Available data ::
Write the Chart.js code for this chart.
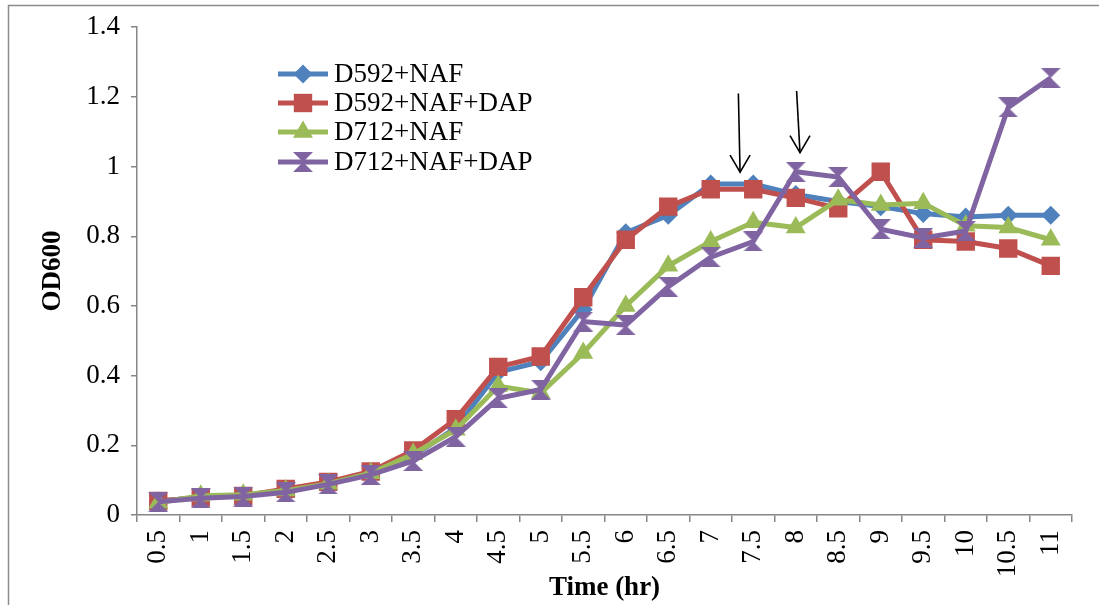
<!DOCTYPE html>
<html>
<head>
<meta charset="utf-8">
<script src="https://cdn.jsdelivr.net/npm/chart.js@4.4.1/dist/chart.umd.min.js"></script>
<style>
  html, body { margin: 0; padding: 0; background: #fff; }
  #wrap { width: 1099px; height: 605px; position: relative; }
</style>
</head>
<body>
<div id="wrap"><canvas id="growth"></canvas></div>
<script>
// time points (hr)
const timeLabels = ['0.5','1','1.5','2','2.5','3','3.5','4','4.5','5','5.5','6','6.5','7','7.5','8','8.5','9','9.5','10','10.5','11']
const yTickLabels = ['0','0.2','0.4','0.6','0.8','1','1.2','1.4']

const d592Naf    = [0.04, 0.05, 0.055, 0.07, 0.09, 0.12, 0.17, 0.25, 0.41, 0.44, 0.59, 0.81, 0.86, 0.95, 0.95, 0.92, 0.90, 0.885, 0.865, 0.855, 0.86, 0.86]
const d592NafDap = [0.04, 0.05, 0.055, 0.075, 0.095, 0.125, 0.185, 0.275, 0.425, 0.455, 0.625, 0.79, 0.885, 0.935, 0.935, 0.91, 0.88, 0.985, 0.79, 0.785, 0.765, 0.715]
const d712Naf    = [0.035, 0.055, 0.058, 0.07, 0.09, 0.12, 0.175, 0.245, 0.37, 0.35, 0.465, 0.60, 0.715, 0.785, 0.84, 0.825, 0.905, 0.89, 0.895, 0.83, 0.825, 0.79]
const d712NafDap = [0.038, 0.048, 0.053, 0.065, 0.088, 0.115, 0.155, 0.225, 0.335, 0.36, 0.555, 0.545, 0.655, 0.74, 0.785, 0.985, 0.97, 0.82, 0.795, 0.815, 1.17, 1.255]

// arrows: [category index, OD] for tail and head
const arrowTails = [[13.65, 1.21], [15.02, 1.217]]
const arrowHeads = [[13.69, 0.984], [15.10, 1.04]]

const FONT = "'Liberation Serif', 'Times New Roman', serif"
const axisGray = '#868686'

function hourglass(size, color) {
    const c = document.createElement('canvas')
    c.width = size; c.height = size
    const g = c.getContext('2d')
    g.fillStyle = color
    g.beginPath()
    g.moveTo(0, 0); g.lineTo(size, 0); g.lineTo(size / 2, size / 2)
    g.lineTo(size, size); g.lineTo(0, size); g.lineTo(size / 2, size / 2)
    g.closePath()
    g.fill()
    return c
}
const purpleMark = hourglass(20, '#8064A2')

function series(label, data, color, style, radius, order) {
    return {label: label, data: data, borderColor: color, backgroundColor: color,
            borderWidth: 5, pointStyle: style, pointRadius: radius, pointHoverRadius: radius,
            pointBorderWidth: 0, tension: 0, order: order}
}

const legendPlugin = {
    id: 'insideLegend',
    afterDraw(chart) {
        const ctx = chart.ctx
        const rows = [74, 103, 132, 162]
        ctx.save()
        // outer frame
        ctx.strokeStyle = '#8c8c8c'
        ctx.lineWidth = 1.5
        ctx.strokeRect(8.5, 5.5, 1300, 800)
        chart.data.datasets.forEach((ds, i) => {
            const y = rows[i]
            ctx.strokeStyle = ds.borderColor
            ctx.lineWidth = 5
            ctx.beginPath(); ctx.moveTo(278, y); ctx.lineTo(328, y); ctx.stroke()
            ctx.fillStyle = ds.backgroundColor
            Chart.helpers.drawPoint(ctx, {pointStyle: ds.pointStyle, radius: ds.pointRadius, rotation: 0, borderWidth: 0}, 303, y)
            ctx.fillStyle = '#000'
            ctx.font = '27px ' + FONT
            ctx.textBaseline = 'middle'
            ctx.textAlign = 'left'
            ctx.fillText(ds.label, 334, y + 1)
        })
        ctx.restore()
    },
    afterDatasetsDraw(chart) {
        const ctx = chart.ctx
        const xs = chart.scales.x, ys = chart.scales.y
        ctx.save()
        ctx.strokeStyle = '#000'
        ctx.lineWidth = 1.6
        arrowTails.forEach((t, i) => {
            const x0 = xs.getPixelForValue(t[0]), y0 = ys.getPixelForValue(t[1])
            const x1 = xs.getPixelForValue(arrowHeads[i][0]), y1 = ys.getPixelForValue(arrowHeads[i][1])
            ctx.beginPath(); ctx.moveTo(x0, y0); ctx.lineTo(x1, y1); ctx.stroke()
            ctx.beginPath()
            ctx.moveTo(x1 - 10, y1 - 17); ctx.lineTo(x1, y1); ctx.lineTo(x1 + 10, y1 - 17)
            ctx.stroke()
        })
        ctx.restore()
    }
}

const ctx = document.getElementById('growth').getContext('2d')
const chart = new Chart(ctx, {
    type: 'line',
    data: {
        labels: timeLabels,
        datasets: [
            series('D592+NAF', d592Naf, '#4F81BD', 'rectRot', 9.5, 4),
            series('D592+NAF+DAP', d592NafDap, '#C0504D', 'rect', 13, 3),
            series('D712+NAF', d712Naf, '#9BBB59', 'triangle', 11.5, 2),
            series('D712+NAF+DAP', d712NafDap, '#8064A2', purpleMark, 10, 1)
        ]
    },
    options: {
        responsive: true,
        maintainAspectRatio: false,
        animation: false,
        layout: {padding: {left: 33, right: 27, top: 27, bottom: 0}},
        plugins: {legend: {display: false}, tooltip: {enabled: false}},
        scales: {
            x: {
                offset: true,
                grid: {offset: true, drawOnChartArea: false, color: axisGray, tickLength: 7, lineWidth: 1.5},
                border: {color: axisGray, width: 1.5},
                ticks: {autoSkip: false, maxRotation: 90, minRotation: 90, padding: 8, color: '#000',
                        font: {family: FONT, size: 27}},
                title: {display: true, text: 'Time (hr)', color: '#000', padding: {top: 0, bottom: 1},
                        font: {family: FONT, size: 27, weight: 'bold'}},
                afterFit: (s) => { s.height = 90 }
            },
            y: {
                min: 0, max: 1.4,
                grid: {drawOnChartArea: false, color: axisGray, tickLength: 6, lineWidth: 1.5},
                border: {color: axisGray, width: 1.5},
                ticks: {stepSize: 0.2, padding: 11, color: '#000', font: {family: FONT, size: 27},
                        callback: (v, i) => yTickLabels[i]},
                title: {display: true, text: 'OD600', color: '#000', padding: {top: 4, bottom: 0},
                        font: {family: FONT, size: 27, weight: 'bold'}},
                afterFit: (s) => { s.width = 104 }
            }
        }
    },
    plugins: [legendPlugin]
})
</script>
</body>
</html>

What you should do ::
Copy nothing but the lines from the top of the data down to the line containing "yTickLabels = ['0','0.2','0.4','0.6','0.8','1','1.2','1.4']", and leave the pictures out.

Finished answer ::
Write the Chart.js code for this chart.
<!DOCTYPE html>
<html>
<head>
<meta charset="utf-8">
<script src="https://cdn.jsdelivr.net/npm/chart.js@4.4.1/dist/chart.umd.min.js"></script>
<style>
  html, body { margin: 0; padding: 0; background: #fff; }
  #wrap { width: 1099px; height: 605px; position: relative; }
</style>
</head>
<body>
<div id="wrap"><canvas id="growth"></canvas></div>
<script>
// time points (hr)
const timeLabels = ['0.5','1','1.5','2','2.5','3','3.5','4','4.5','5','5.5','6','6.5','7','7.5','8','8.5','9','9.5','10','10.5','11']
const yTickLabels = ['0','0.2','0.4','0.6','0.8','1','1.2','1.4']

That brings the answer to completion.